I just learned that Dave Brubeck passed. My heart is breaking in 5/4. When I was a little kid growing up in Chautauqua, I used to go to my great-grandparents after school nearly every day. Great grand-dad, Clarence Nash was an impressive old guy. He was a math professor at University of Buffalo well into his 90s. He helped found the Cub Scouts during the Depression. He loved God, his wife, Chautauqua Institution, sports and music. I seem to remember him disliking just about everything else.

His wife, great grand-mum Florence, had entered into a world of senility before I came along, but she was still wonderfully sweet right up to her last breath, and I sort of liked how she’d greet me with a cookie, forget she had already given me a cookie, and kept giving me cookies until they were all out of cookies. Clarence would yell at her and sometimes me at the waste of baked goods, but would usually sneak me a smile through his crankiness.

I didn’t visit them for the cookies though. It was great-grand-dad. He was as conservative as they come, but was willing to talk history and politics with a grade-schooler on an adult level. He never made me feel like a little kid. He always seemed excited when I’d come around. He’d play me symphonies on an old record player and explain them and their composer to me. He’d explain the world, or at least his viewpoint of it from before the Depression into the 1980s. He got me interested in watching the news. During the summer of 1987, when I was a nerdy 12-year-old obsessed with the Iran Contra Hearings, Clarence was the only adult who would talk about them with me. I started playing guitar that summer. He wished I’d learn piano instead. We were pretty great friends right up until he passed at 100.

Clarence only had one record that wasn’t classical music in his collection. It was Dave Brubeck’s “Time Out.” I will always remember the colors of that album cover. It stuck out to me, so I asked him about it. Clarence was an intellectual, but he wasn’t a deep guy. Though a historian of sorts, he wasn’t overly sentimental. It stuck out when her referred to the Brubeck album as “math.”

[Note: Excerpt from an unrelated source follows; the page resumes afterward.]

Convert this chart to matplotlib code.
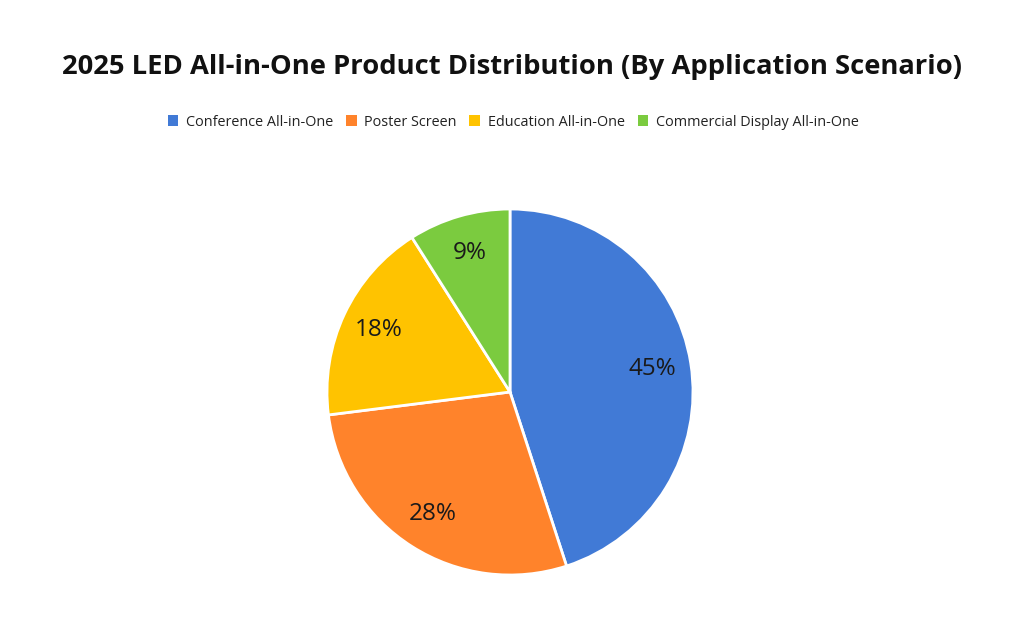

We listened together. Great-grand-dad used time signatures to explain mathematics to me and mathematics to explain music to me. This very conservative, short-tempered genius of a man, whom I’d never seen show any fondness for the schmaltzy nor saccharine looked me dead in the eye and told this then child quite solemnly, “Math is the true language of the universe. Music is that language being spoken.”

That phrase has always stuck with me. It echoed within me each of the four times I saw Dave Brubeck perform. One random afternoon as a six or seven year old turned me into a life-long fan of jazz, and that was built around one very important Dave Brubeck album. Thanks to the music of Brubeck, I will forever be able to time travel to my childhood and have a moment with my great-grand-dad. That is the power of the fantastic language of music that Mr. Brubeck articulated so very interestingly and well. It is timeless. Waltzing through complex time signatures and returning to a 4/4 groove just enough to keep the listener hooked, Dave Brubeck will always be timeless.

Thank you, Mr. Brubeck. Thank you for your many timeless pieces playing with time. For eternity, may you rest in peace.